Grants will go to the Central Florida Regional Transportation Authority, the Jacksonville Transportation Authority, Lee County and the state for low- and no-emission buses, equipment and worker training, the U.S. Department of Transportation announced.

“As we modernize our transportation systems to help all of America get where they need to go, we also have to not only make it safer and less costly, but we're going to try to use it to reduce emissions,” said Mitch Landrieu, a White House adviser who is overseeing the implementation of a massive infrastructure law passed in November.

Landrieu, during a conference call Monday with reporters, said the money is “another pivotal step towards the president's goal of a net zero emissions America by 2050.”

Money will go to 150 bus fleets and facilities across the country. It is intended, in part, to bring 1,100 additional zero-emission buses to 48 states and territories—- there are currently about 1,300 on the road.

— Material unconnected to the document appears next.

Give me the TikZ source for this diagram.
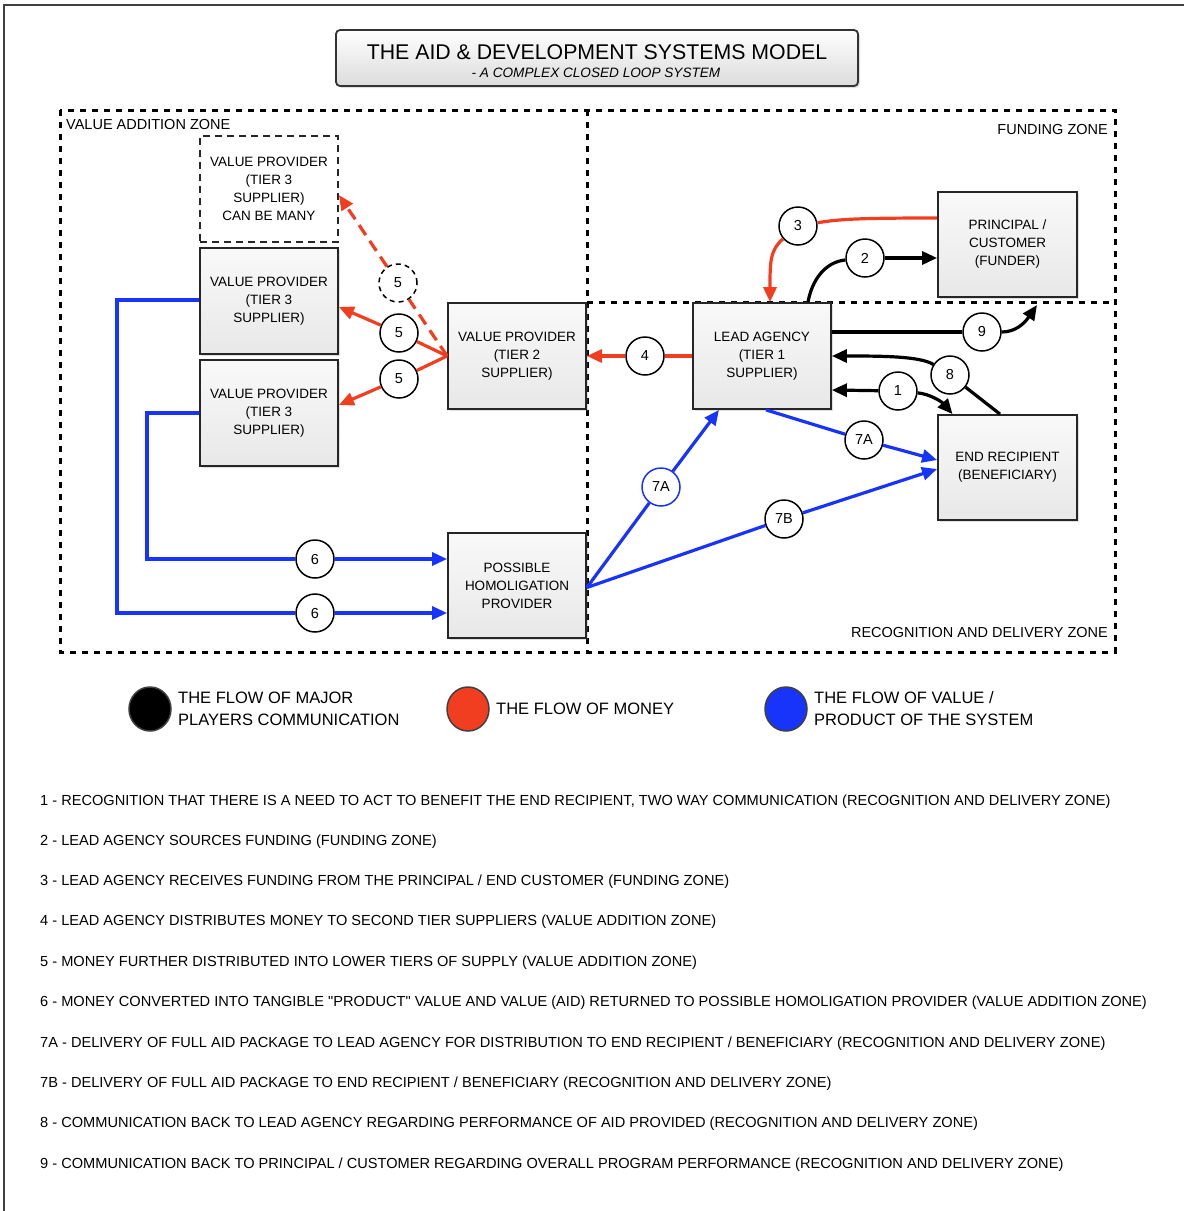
\documentclass[tikz,border=0pt]{standalone}
\usepackage{fontspec}
\setmainfont{Liberation Sans}
\newfontfamily\rawfont{Liberation Sans}
\usetikzlibrary{arrows.meta,shadows,calc,shapes.geometric}
\definecolor{myred}{RGB}{242,62,32}
\definecolor{myblue}{RGB}{24,52,250}
\begin{document}
\begin{tikzpicture}[x=1pt,y=-1pt,
  box/.style={draw=black!85, line width=1.8pt, minimum width=138pt, minimum height=106pt, inner sep=0pt, align=center, font=\fontsize{13.5}{18}\selectfont, top color=gray!5, bottom color=gray!18, drop shadow={opacity=0.25,shadow xshift=2pt,shadow yshift=-2pt}},
  dbox/.style={draw=black!85, line width=1.8pt, dash pattern=on 7pt off 5pt, minimum width=138pt, minimum height=106pt, inner sep=0pt, align=center, font=\fontsize{13.5}{18}\selectfont, fill=white},
  num/.style={circle, draw=black, line width=1.5pt, fill=white, minimum size=38pt, inner sep=0pt, font=\fontsize{14.5}{14}\selectfont},
  zone/.style={line width=3pt, dash pattern=on 6pt off 6pt},
  tip/.style={-{Triangle[length=15pt,width=13pt]}},
  money/.style={draw=myred, line width=3.2pt},
  value/.style={draw=myblue, line width=3.2pt},
  comm/.style={draw=black, line width=3.2pt},
  lab/.style={font=\fontsize{14.5}{16}\selectfont, inner sep=0pt},
  leg/.style={ellipse, draw=black!75, line width=1.5pt, minimum width=42pt, minimum height=44pt, inner sep=0pt},
  legtxt/.style={font=\fontsize{16.5}{22}\selectfont, inner sep=0pt, align=left, anchor=west},
  item/.style={font=\fontsize{14.6}{16}\selectfont, inner sep=0pt, anchor=base west}
]
\useasboundingbox (0,0) rectangle (1184,1211);
% frame
\draw[line width=2pt, black!75] (4,1211) -- (4,5) -- (1184,5);

% title
\node[draw=black!80, line width=1.8pt, rounded corners=4pt, minimum width=522pt, minimum height=56pt, top color=white, bottom color=gray!28, drop shadow={opacity=0.25,shadow xshift=2pt,shadow yshift=-2pt}] (titlebox) at (597,58) {};
\node[font=\fontsize{21.3}{22}\selectfont, inner sep=0pt] (title) at (597,52) {THE AID \& DEVELOPMENT SYSTEMS MODEL};
\node[font=\fontsize{13.6}{14}\selectfont\itshape, inner sep=0pt] (subtitle) at (596,73) {- A COMPLEX CLOSED LOOP SYSTEM};

% zones
\draw[zone] (60,110) rectangle (1115,652);
\draw[zone] (587,110) -- (587,652);
\draw[zone] (587,302) -- (1115,302);
\node[lab, anchor=west] (zva) at (66,125) {VALUE ADDITION ZONE};
\node[lab, anchor=east] (zfu) at (1108,130) {FUNDING ZONE};
\node[lab, anchor=east] (zrd) at (1108,632) {RECOGNITION AND DELIVERY ZONE};

% boxes
\node[dbox] (t3d) at (269,189) {VALUE PROVIDER\\(TIER 3\\SUPPLIER)\\CAN BE MANY};
\node[box] (t3a) at (269,301) {VALUE PROVIDER\\(TIER 3\\SUPPLIER)};
\node[box] (t3b) at (269,413) {VALUE PROVIDER\\(TIER 3\\SUPPLIER)};
\node[box] (t2) at (517,356) {VALUE PROVIDER\\(TIER 2\\SUPPLIER)};
\node[box] (lead) at (762,356) {LEAD AGENCY\\(TIER 1\\SUPPLIER)};
\node[box, minimum width=139pt, minimum height=105pt] (princ) at (1007.5,244.5) {PRINCIPAL /\\CUSTOMER\\(FUNDER)};
\node[box, minimum width=139pt, minimum height=105pt] (endr) at (1007.5,467.5) {END RECIPIENT\\(BENEFICIARY)};
\node[box, minimum height=105pt] (homo) at (517,585.5) {POSSIBLE\\HOMOLIGATION\\PROVIDER};

% number circles
\node[num, dash pattern=on 5pt off 4pt] (c5d) at (398,283) {5};
\node[num] (c5b) at (399,333) {5};
\node[num] (c5c) at (399,379) {5};
\node[num] (c4) at (645,356) {4};
\node[num] (c3) at (798,226) {3};
\node[num] (c2) at (865,258) {2};
\node[num] (c9) at (982,332) {9};
\node[num] (c8) at (950,375) {8};
\node[num] (c1) at (898,391) {1};
\node[num] (c7a) at (864,440) {7A};
\node[num, draw=myblue] (c7al) at (661,487) {7A};
\node[num] (c7b) at (784,519) {7B};
\node[num] (c6a) at (315,559) {6};
\node[num] (c6b) at (315,613) {6};
\coordinate (e9) at (1037,305);

% money
\draw[money, dash pattern=on 12pt off 7pt, tip] (t2.west) -- (c5d) -- ([yshift=-6pt]t3d.east);
\draw[money, tip] (t2.west) -- (c5b) -- ([yshift=-6pt]t3a.east);
\draw[money, tip] (t2.west) -- (c5c) -- ([yshift=8pt]t3b.east);
\draw[money, tip] (lead.west) -- (c4) -- (t2.east);
\draw[money] ([yshift=26.5pt]princ.west) .. controls (860,218) and (840,219) .. (c3);
\draw[money, tip] (c3) .. controls (770,250) and (770,262) .. ([xshift=8pt]lead.north);

% communication
\draw[comm] ([xshift=46pt]lead.north) .. controls (812,280) and (825,262) .. (c2);
\draw[comm, tip] (c2) -- ([yshift=-13.5pt]princ.west);
\draw[comm] ([yshift=24pt]lead.east) -- (c9);
\draw[comm, tip] (c9) .. controls (1015,332) and (1024,324) .. (e9);
\draw[comm] ([xshift=-7.5pt]endr.north) -- (c8);
\draw[comm, tip] (c8) .. controls (920,356) and (880,356) .. (lead.east);
\draw[comm, tip] (c1) -- ([yshift=-34pt]lead.east);
\draw[comm, tip] (c1) .. controls (930,394) and (942,402) .. ([xshift=-55pt]endr.north);

% value
\draw[value, tip] ([xshift=4pt]lead.south) -- (c7a) -- ([yshift=7.5pt]endr.west);
\draw[value, tip] ([yshift=-2pt]homo.east) -- (c7al) -- ([xshift=-43pt]lead.south);
\draw[value, tip] ([yshift=-2pt]homo.east) -- (c7b) -- ([yshift=-1.5pt]endr.west);
\draw[value, tip] (t3b.west) -- (147,413) -- (147,559) -- (c6a) -- ([yshift=26.5pt]homo.west);
\draw[value, tip] ([yshift=1pt]t3a.west) -- (117,300) -- (117,613) -- (c6b) -- ([yshift=-27.5pt]homo.west);

% legend
\node[leg, fill=black] (lgk) at (150,709) {};
\node[leg, fill=myred] (lgr) at (468,709) {};
\node[leg, fill=myblue] (lgb) at (786,709) {};
\node[legtxt] (lgkt) at (178,709) {THE FLOW OF MAJOR\\PLAYERS COMMUNICATION};
\node[legtxt] (lgrt) at (496,709) {THE FLOW OF MONEY};
\node[legtxt] (lgbt) at (814,709) {THE FLOW OF VALUE /\\PRODUCT OF THE SYSTEM};

% list
\node[item] (i1) at (40,805) {1 - RECOGNITION THAT THERE IS A NEED TO ACT TO BENEFIT THE END RECIPIENT, TWO WAY COMMUNICATION (RECOGNITION AND DELIVERY ZONE)};
\node[item] (i2) at (40,845) {2 - LEAD AGENCY SOURCES FUNDING (FUNDING ZONE)};
\node[item] (i3) at (40,885) {3 - LEAD AGENCY RECEIVES FUNDING FROM THE PRINCIPAL / END CUSTOMER (FUNDING ZONE)};
\node[item] (i4) at (40,925) {4 - LEAD AGENCY DISTRIBUTES MONEY TO SECOND TIER SUPPLIERS (VALUE ADDITION ZONE)};
\node[item] (i5) at (40,966) {5 - MONEY FURTHER DISTRIBUTED INTO LOWER TIERS OF SUPPLY (VALUE ADDITION ZONE)};
\node[item] (i6) at (40,1006) {6 - MONEY CONVERTED INTO TANGIBLE {\rawfont "PRODUCT"} VALUE AND VALUE (AID) RETURNED TO POSSIBLE HOMOLIGATION PROVIDER (VALUE ADDITION ZONE)};
\node[item] (i7a) at (40,1047) {7A - DELIVERY OF FULL AID PACKAGE TO LEAD AGENCY FOR DISTRIBUTION TO END RECIPIENT / BENEFICIARY (RECOGNITION AND DELIVERY ZONE)};
\node[item] (i7b) at (40,1087) {7B - DELIVERY OF FULL AID PACKAGE TO END RECIPIENT / BENEFICIARY (RECOGNITION AND DELIVERY ZONE)};
\node[item] (i8) at (40,1127) {8 - COMMUNICATION BACK TO LEAD AGENCY REGARDING PERFORMANCE OF AID PROVIDED (RECOGNITION AND DELIVERY ZONE)};
\node[item] (i9) at (40,1168) {9 - COMMUNICATION BACK TO PRINCIPAL / CUSTOMER REGARDING OVERALL PROGRAM PERFORMANCE (RECOGNITION AND DELIVERY ZONE)};
\end{tikzpicture}
\end{document}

A big chunk of the money heading to Florida will help the Central Florida Regional Transportation Authority LYNX system, which handles 90,000 passengers a day in Orange, Seminole, Osceola, Lake, Polk and Volusia counties.

The authority will get $16.1 million, in part to purchase up to 20 battery-electric buses. LYNX is working to get half its fixed-route fleet to zero-emission by 2028, according to authority paperwork.

LYNX also will be able to replace up to 10 diesel buses with compressed natural-gas vehicles through a $6.5 million grant received on its behalf by the Florida Department of Transportation.

In a joint news release with fellow Democratic U.S. House members Val Demings and Darren Soto, U.S. Rep. Stephanie Murphy, D-Fla., said Central Florida is one of the nation’s fastest-growing regions and one of the most susceptible to the consequences of climate change.

“These funds will help reduce our carbon footprint while delivering world-class infrastructure that will help boost long-term economic growth,” Murphy said in a statement.

Meanwhile, Jacksonville will receive $15.4 million for up to 21 compressed natural-gas buses and charging equipment that will be used for six battery-electric buses, replacing older diesel buses. Also, Lee County will receive $3.86 million to buy up to three battery-electric buses.

In all, the federal government received 530 applications seeking more than $7 billion.

During an appearance Sunday in Arizona, Gov. Ron DeSantis accused President Joe Biden of waging “a war against American energy.

"His view is, he doesn't want a robust oil and gas sector here,” DeSantis said. “But he's willing to go beg the Saudis or Venezuela. I guess our oil is global warming, but their oil is not. I mean, give me a break.”

Florida legislators in 2020 directed the state Department of Transportation to develop a plan to encourage expansion of electric-vehicle charging stations along the highway system.

The state later designated $8.6 million to add 34 fast-charging stations along Interstate 95, Interstate 4, Interstate 75, Interstate 275 and Interstate 295 as part of money Florida received in a settlement between Volkswagen and the U.S. Department of Justice over emissions violations.